A US education authority is going cold turkey on sugary snacks, greasy goodies and pop, declaring its schools “junk-food-free zones”, and mounting a fitness drive to tackle America’s mounting childhood obesity epidemic.

New York, Los Angeles, San Francisco and Chicago are among the cities which have outlawed soft-drink sales in schools, but New Haven, Connecticut, has gone further.

Education chiefs have dropped fried food from lunch menus, replacing chips and chicken nuggets with baked items. Staff and students have until the end of term to satisfy any cravings for salt and sugar-laden fixes.

Crisps, fizzy beverages and cookies will be stripped from vending machines this September, and replaced by baked crisps, muesli bars, fruit juices, bottled water and milk.

Healthy eating tips are being dished up in class and, to spur physical activity, building plans include designs for roomier gyms.

Students at Nathan Hale elementary school, which is piloting other initiatives due to go live across the 20,400-student authority next term, perform the Pilates system of exercises. They were also recently kitted out with pedometers to count their every stride and challenged to walk 10,000 steps, or five miles, daily.

“It’s pretty unique to take nutrition this seriously,” said Pamela Koch, nutrition and education professor at Columbia university’s teachers college.

“We see it as a curriculum issue,” said New Haven schools communications director Catherine Sullivan-DeCarlos. “If you’re obese or at risk of getting diabetes, it’s an impediment to learning.” Around 15 per cent of six to 19-year-old Americans are obese.
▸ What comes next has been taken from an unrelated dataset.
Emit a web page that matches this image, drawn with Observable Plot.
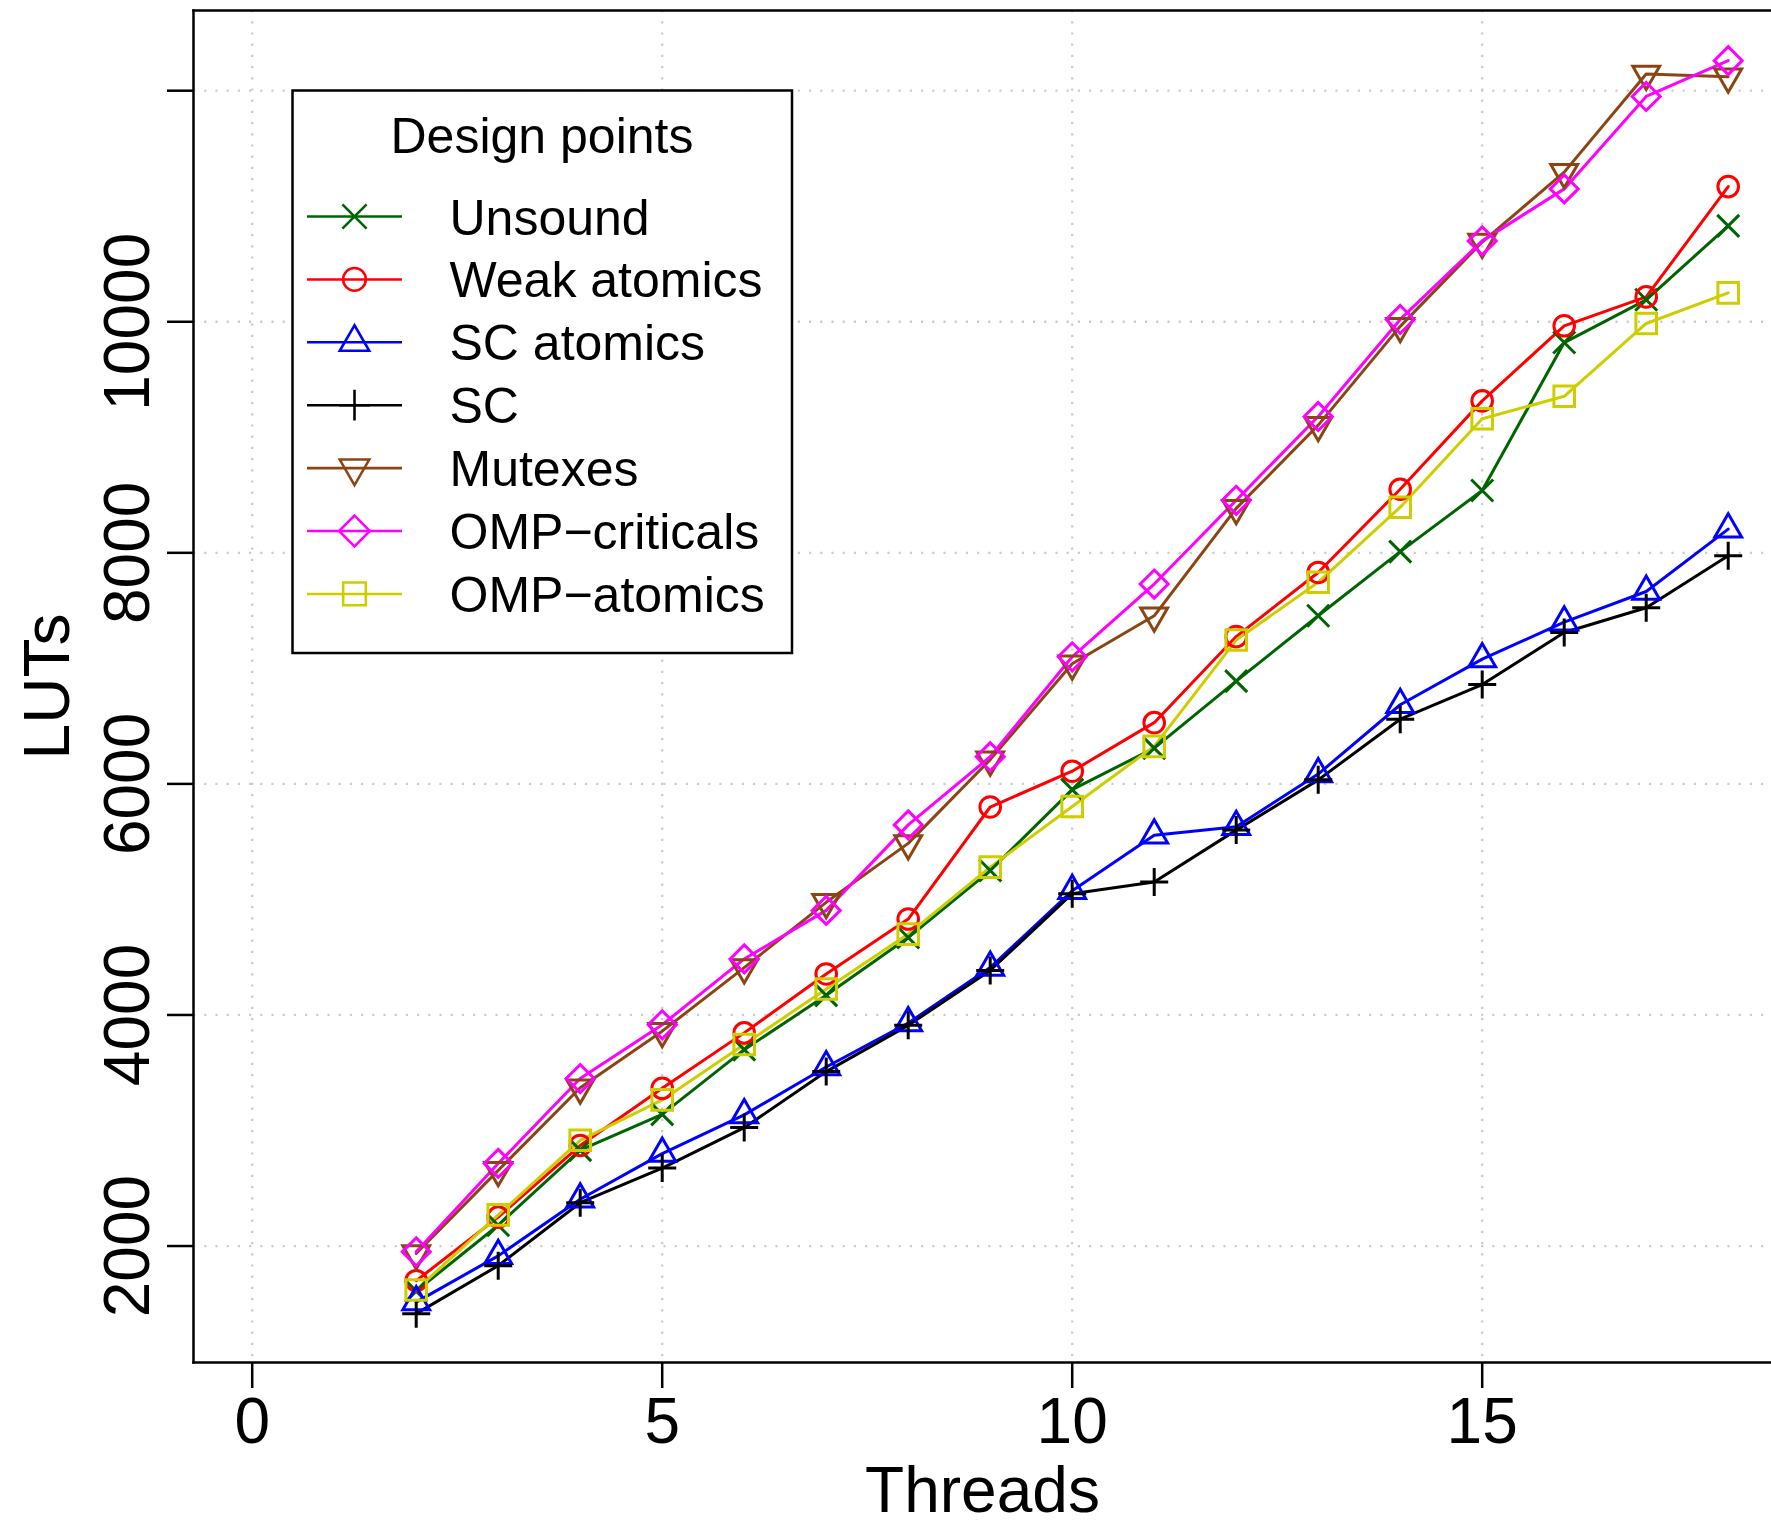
<!DOCTYPE html>
<html>
<head>
<meta charset="utf-8">
<script src="https://cdn.jsdelivr.net/npm/d3@7"></script>
<script src="https://cdn.jsdelivr.net/npm/@observablehq/plot@0.6"></script>
<style>
html, body { margin: 0; padding: 0; background: #ffffff; }
#chart { position: relative; width: 1771px; height: 1527px; overflow: hidden; }
</style>
</head>
<body>
<div id="chart"></div>
<script>
// ---- data ----
const threads = [2, 3, 4, 5, 6, 7, 8, 9, 10, 11, 12, 13, 14, 15, 16, 17, 18];
const unsound      = [1610, 2180, 2830, 3140, 3700, 4170, 4670, 5250, 5950, 6310, 6890, 7455, 8010, 8540, 9820, 10190, 10830];
const weakAtomics  = [1700, 2250, 2870, 3365, 3845, 4355, 4830, 5800, 6110, 6530, 7275, 7830, 8550, 9315, 9965, 10215, 11170];
const scAtomics    = [1515, 1915, 2405, 2800, 3135, 3550, 3930, 4410, 5075, 5555, 5630, 6085, 6685, 7080, 7400, 7665, 8205];
const sc           = [1415, 1830, 2375, 2675, 3025, 3510, 3910, 4385, 5050, 5150, 5600, 6035, 6560, 6860, 7310, 7525, 7975];
const mutexes      = [1935, 2655, 3370, 3860, 4410, 4975, 5485, 6210, 7040, 7455, 8385, 9105, 9960, 10690, 11295, 12145, 12120];
const ompCriticals = [1950, 2715, 3450, 3915, 4485, 4905, 5645, 6235, 7100, 7730, 8455, 9180, 10020, 10700, 11150, 11950, 12260];
const ompAtomics   = [1620, 2270, 2915, 3265, 3745, 4225, 4700, 5280, 5805, 6325, 7245, 7745, 8395, 9160, 9355, 9985, 10250];

const seriesNames  = ["Unsound", "Weak atomics", "SC atomics", "SC", "Mutexes", "OMP\u2212criticals", "OMP\u2212atomics"];
const seriesValues = [unsound, weakAtomics, scAtomics, sc, mutexes, ompCriticals, ompAtomics];

const xTicks = [0, 5, 10, 15];
const yTicks = [2000, 4000, 6000, 8000, 10000, 12000];
const yTickLabels = ["2000", "4000", "6000", "8000", "10000", ""];
const legendTitle = "Design points";
const xLabel = "Threads";
const yLabel = "LUTs";

// ---- styles ----
const colors = ["#006400", "#ff0000", "#0000ff", "#000000", "#8b4513", "#ff00ff", "#cdcd00"];
function radiusOf(size) { return Math.sqrt(size / Math.PI); }
const symTimes = { draw(c, s) { const r = radiusOf(s); c.moveTo(-r, -r); c.lineTo(r, r); c.moveTo(-r, r); c.lineTo(r, -r); } };
const symCircle = { draw(c, s) { const r = radiusOf(s); c.moveTo(r, 0); c.arc(0, 0, r, 0, 2 * Math.PI); c.closePath(); } };
const symTriUp = { draw(c, s) { const r = radiusOf(s); const h = r * Math.sqrt(3) / 2; c.moveTo(0, -r); c.lineTo(h, r / 2); c.lineTo(-h, r / 2); c.closePath(); } };
const symPlus = { draw(c, s) { const r = radiusOf(s); c.moveTo(-r, 0); c.lineTo(r, 0); c.moveTo(0, -r); c.lineTo(0, r); } };
const symTriDown = { draw(c, s) { const r = radiusOf(s); const h = r * Math.sqrt(3) / 2; c.moveTo(0, r); c.lineTo(h, -r / 2); c.lineTo(-h, -r / 2); c.closePath(); } };
const symDiamond = { draw(c, s) { const r = radiusOf(s); c.moveTo(0, -r); c.lineTo(r, 0); c.lineTo(0, r); c.lineTo(-r, 0); c.closePath(); } };
const symSquare = { draw(c, s) { const r = radiusOf(s); c.moveTo(-r, -r); c.lineTo(r, -r); c.lineTo(r, r); c.lineTo(-r, r); c.closePath(); } };
const symbols = [symTimes, symCircle, symTriUp, symPlus, symTriDown, symDiamond, symSquare];
const symbolR = [11, 10.3, 15.5, 14, 15.5, 14, 10.3];
const lw = 3;

const W = 1771, H = 1527;
const margins = { left: 193, top: 10, bottom: 165, right: 0 };
const FONT = "'Liberation Sans', Arial, Helvetica, sans-serif";

const marks = [
  Plot.gridX({ ticks: xTicks, stroke: "#cccccc", strokeOpacity: 1, strokeWidth: 2.3, strokeDasharray: "2.2,9" }),
  Plot.gridY({ ticks: yTicks, stroke: "#cccccc", strokeOpacity: 1, strokeWidth: 2.3, strokeDasharray: "2.2,9" })
];
seriesValues.forEach((vals, i) => {
  const rows = threads.map((t, j) => ({ t, v: vals[j] }));
  marks.push(Plot.line(rows, { x: "t", y: "v", stroke: colors[i], strokeWidth: lw }));
});
seriesValues.forEach((vals, i) => {
  const rows = threads.map((t, j) => ({ t, v: vals[j] }));
  marks.push(Plot.dot(rows, { x: "t", y: "v", symbol: symbols[i], r: symbolR[i], stroke: colors[i], fill: "none", strokeWidth: lw }));
});
marks.push(
  Plot.axisX({ ticks: xTicks, tickSize: 26, tickPadding: 9, strokeWidth: 2.5, fontSize: 64,
    label: xLabel, labelArrow: "none", labelAnchor: "center", labelOffset: 149 }),
  Plot.axisY({ ticks: yTicks, tickSize: 26, tickPadding: 19, tickRotate: -90, strokeWidth: 2.5, fontSize: 64,
    tickFormat: d => yTickLabels[yTicks.indexOf(d)],
    label: yLabel, labelArrow: "none", labelAnchor: "center", labelOffset: 170 }),
  Plot.frame({ anchor: "left", stroke: "#000", strokeWidth: 2.5 }),
  Plot.frame({ anchor: "top", stroke: "#000", strokeWidth: 2.5 }),
  Plot.frame({ anchor: "bottom", stroke: "#000", strokeWidth: 2.5 })
);

const chart = Plot.plot({
  width: W, height: H,
  marginLeft: margins.left, marginTop: margins.top, marginBottom: margins.bottom, marginRight: margins.right,
  x: { domain: [-0.716, 18.528] },
  y: { domain: [992, 12694] },
  style: { fontFamily: FONT, fontSize: "64px", background: "#ffffff", color: "#000", overflow: "visible" },
  marks
});

// ---- legend (inside the plot, top-left) ----
const svg = d3.select(chart);
const lg = svg.append("g").attr("class", "legend").attr("text-anchor", "start");
const box = { x: 292.5, y: 90.5, w: 499.5, h: 562.5 };
lg.append("rect").attr("x", box.x).attr("y", box.y).attr("width", box.w).attr("height", box.h)
  .attr("fill", "#ffffff").attr("stroke", "#000").attr("stroke-width", 2.5);
lg.append("text").attr("x", 542).attr("y", 153).attr("text-anchor", "middle")
  .attr("font-family", FONT).attr("font-size", 50).attr("fill", "#000").text(legendTitle);
const rowY0 = 216.5, rowDy = 62.9;
seriesNames.forEach((name, i) => {
  const cy = rowY0 + i * rowDy;
  lg.append("line").attr("x1", 307).attr("x2", 402).attr("y1", cy).attr("y2", cy)
    .attr("stroke", colors[i]).attr("stroke-width", lw * 0.85);
  const rr = symbolR[i] * 1.1;
  lg.append("path").attr("transform", `translate(354.5,${cy})`)
    .attr("d", d3.symbol(symbols[i], rr * rr * Math.PI)())
    .attr("fill", "none").attr("stroke", colors[i]).attr("stroke-width", lw * 0.85);
  lg.append("text").attr("x", 449.5).attr("y", cy).attr("dy", "0.36em").attr("text-anchor", "start")
    .attr("font-family", FONT).attr("font-size", 50).attr("fill", "#000").text(name);
});

document.getElementById("chart").appendChild(chart);
</script>
</body>
</html>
In New Haven, even the bake sale - a mainstay of US parent-teacher association fund-raising - has been axed in favour of alternative money-spinners, such as plant sales, which do not involve stodgy confectionery.

But, as well as occasional grousing about the “food police” from junk-food junkies, New Haven’s initiative has faced opposition from principals, concerned at the loss of lucrative sponsorship deals with soft drink firms, said Ms Sullivan-DeCarlos.

Vending machines dispensing Coke or Pepsi offer a funding lifeline for cash-strapped US schools.

Virginia Beach school district, in Virginia, struck a 10-year contract with Pepsi in 2001 which is expected to bring in $7million (pound;3.8m).

“Pepsi wants to build brand loyalty and capture a market,” said chief financial officer Victoria Lewis. “For us it’s a way to buy supplies and equipment.” The machines also stock Pepsi’s fruit drinks, Ms Lewis added.

But drinks touted as healthy alternatives to sodas are often just as fattening, said Ms Koch.

“One-hundred-per-cent juice drinks have other nutrients but many have just as much sugar per ounce,” she said, criticising New York’s $40m 2003 pact with Snapple to supply such drinks, and water, to the city’s schools.

“These drinks look quite similar to the soft drinks Snapple sells outside schools that are not 100 per cent juice - it’s all about name recognition,” Ms Koch added.